Take the lines from the head of the listing through the one bearing "risk_n = [80, 79, 78, 60, 14]" and copy them exactly, leaving every picture out.

# Raw data start

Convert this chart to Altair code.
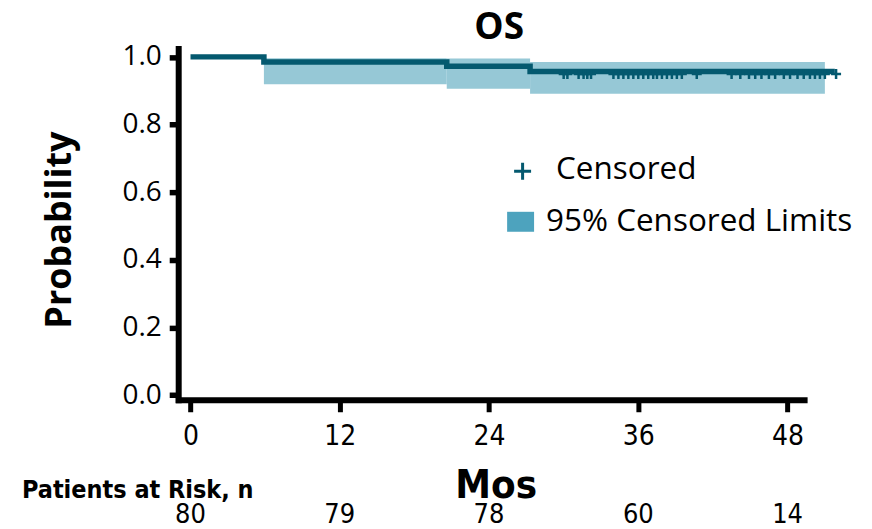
import altair as alt
import pandas as pd

# ---- data ----
step_t = [0, 5.9, 20.6, 27.3, 51.8]
step_s = [1.0, 0.985, 0.972, 0.957, 0.957]

band_start = [5.9, 20.6, 27.3]
band_end = [20.6, 27.3, 51.0]
band_lo = [0.919, 0.906, 0.891]
band_hi = [0.996, 0.995, 0.985]

censor_t = [30.0, 30.3, 31.2, 31.6, 31.9, 32.2, 34.0, 34.4, 34.8, 35.2, 35.6,
            36.0, 36.4, 36.8, 37.2, 37.5, 37.9, 38.3, 38.7, 39.1, 39.5, 40.7,
            43.5, 44.2, 44.9, 45.4, 45.9, 46.5, 47.0, 47.7, 48.2, 48.8, 49.3,
            49.8, 50.2, 50.6, 51.0, 51.9]
censor_s = [0.957] * len(censor_t)

risk_t = [0, 12, 24, 36, 48]
risk_n = [80, 79, 78, 60, 14]

x_ticks = [0, 12, 24, 36, 48]
y_ticks = [0.0, 0.2, 0.4, 0.6, 0.8, 1.0]

title_text = "OS"
y_title = "Probability"
x_title = "Mos"
risk_title = "Patients at Risk, n"
legend_labels = ["Censored", "95% Censored Limits"]

LINE = "#04596F"
BAND = "#96C8D6"
LEG_BAND = "#4DA3BE"
COND = "DejaVu Sans Condensed"

band_df = pd.DataFrame({"start": band_start, "end": band_end, "lo": band_lo, "hi": band_hi})
step_df = pd.DataFrame({"t": step_t, "s": step_s})
cens_df = pd.DataFrame({"t": censor_t, "s": censor_s})
risk_df = pd.DataFrame({"t": risk_t, "n": risk_n})
one = pd.DataFrame({"a": [0]})

xs = alt.Scale(domain=[-0.99, 49.33], nice=False, zero=False)
ys = alt.Scale(domain=[-0.0133, 1.0251], nice=False, zero=False)

x_axis = alt.Axis(values=x_ticks, format="d", title="", grid=False,
                  domainWidth=6, domainColor="black", domainCap="square",
                  tickWidth=5, tickSize=12, tickColor="black",
                  labelFont=COND, labelFontSize=28,
                  labelColor="black", labelPadding=11, labelFlush=False)
y_axis = alt.Axis(values=y_ticks, format=".1f", title="", grid=False,
                  domainWidth=6, domainColor="black", domainCap="square",
                  tickWidth=5.5, tickSize=9, tickColor="black",
                  labelFont="Open Sans", labelFontSize=28,
                  labelColor="black", labelPadding=8)

band = alt.Chart(band_df).mark_rect(color=BAND).encode(
    x=alt.X("start:Q", scale=xs, axis=x_axis),
    x2="end:Q",
    y=alt.Y("lo:Q", scale=ys, axis=y_axis),
    y2="hi:Q",
)

line = alt.Chart(step_df).mark_line(interpolate="step-after", color=LINE,
                                    strokeWidth=5.5).encode(
    x=alt.X("t:Q", scale=xs, title=""),
    y=alt.Y("s:Q", scale=ys, title=""),
)

cens = alt.Chart(cens_df).mark_point(shape="M-1,0H1M0,-1V1", filled=False,
                                     color=LINE, strokeWidth=2.5, size=100,
                                     yOffset=2.5, opacity=1).encode(
    x=alt.X("t:Q", scale=xs, title=""),
    y=alt.Y("s:Q", scale=ys, title=""),
)

risk = alt.Chart(risk_df).mark_text(font=COND, fontSize=27,
                                    color="black", baseline="alphabetic").encode(
    x=alt.X("t:Q", scale=xs, title=""),
    y=alt.value(475),
    text="n:Q",
)

def label(txt, x, y, **kw):
    return alt.Chart(one).mark_text(text=txt, color="black", **kw).encode(
        x=alt.value(x), y=alt.value(y))

title_m = label(title_text, 321.5, -20, font="Open Sans", fontSize=37,
                fontWeight="bold", baseline="middle", align="center")
ytitle_m = label(y_title, -118, 182, font="Open Sans", fontSize=36,
                 fontWeight="bold", baseline="middle", align="center", angle=270)
xtitle_m = label(x_title, 318.5, 450, font=COND, fontSize=40,
                 fontWeight="bold", baseline="alphabetic", align="center")
risk_title_m = label(risk_title, -156.5, 450, font=COND,
                     fontSize=25, fontWeight="bold", baseline="alphabetic", align="left")

leg_plus = alt.Chart(one).mark_point(shape="M-1,0H1M0,-1V1", filled=False,
                                     color=LINE, strokeWidth=3, size=289,
                                     opacity=1).encode(
    x=alt.value(345), y=alt.value(123))
leg_sq = alt.Chart(one).mark_point(shape="M-1.35,-1H1.35V1H-1.35Z", filled=True,
                                   color=LEG_BAND, size=400, opacity=1).encode(
    x=alt.value(343), y=alt.value(173.7))
leg_t1 = label(legend_labels[0], 378.5, 131, font="Open Sans", fontSize=31.5,
               baseline="alphabetic", align="left")
leg_t2 = label(legend_labels[1], 368.5, 183, font="Open Sans", fontSize=31.5,
               baseline="alphabetic", align="left")

chart = alt.layer(band, line, cens, risk, title_m, ytitle_m, xtitle_m,
                  risk_title_m, leg_plus, leg_sq, leg_t1, leg_t2).properties(
    width=627, height=352,
    autosize=alt.AutoSizeParams(type="none"),
    padding={"left": 170.5, "top": 40, "right": 60, "bottom": 128},
    background="white",
).configure_view(strokeWidth=0)

chart.save("out.html", embed_options={"renderer": "svg", "actions": False})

# Raw data end

● **Written reply**
Convert this chart to Altair code.
import altair as alt
import pandas as pd

# ---- data ----
step_t = [0, 5.9, 20.6, 27.3, 51.8]
step_s = [1.0, 0.985, 0.972, 0.957, 0.957]

band_start = [5.9, 20.6, 27.3]
band_end = [20.6, 27.3, 51.0]
band_lo = [0.919, 0.906, 0.891]
band_hi = [0.996, 0.995, 0.985]

censor_t = [30.0, 30.3, 31.2, 31.6, 31.9, 32.2, 34.0, 34.4, 34.8, 35.2, 35.6,
            36.0, 36.4, 36.8, 37.2, 37.5, 37.9, 38.3, 38.7, 39.1, 39.5, 40.7,
            43.5, 44.2, 44.9, 45.4, 45.9, 46.5, 47.0, 47.7, 48.2, 48.8, 49.3,
            49.8, 50.2, 50.6, 51.0, 51.9]
censor_s = [0.957] * len(censor_t)

risk_t = [0, 12, 24, 36, 48]
risk_n = [80, 79, 78, 60, 14]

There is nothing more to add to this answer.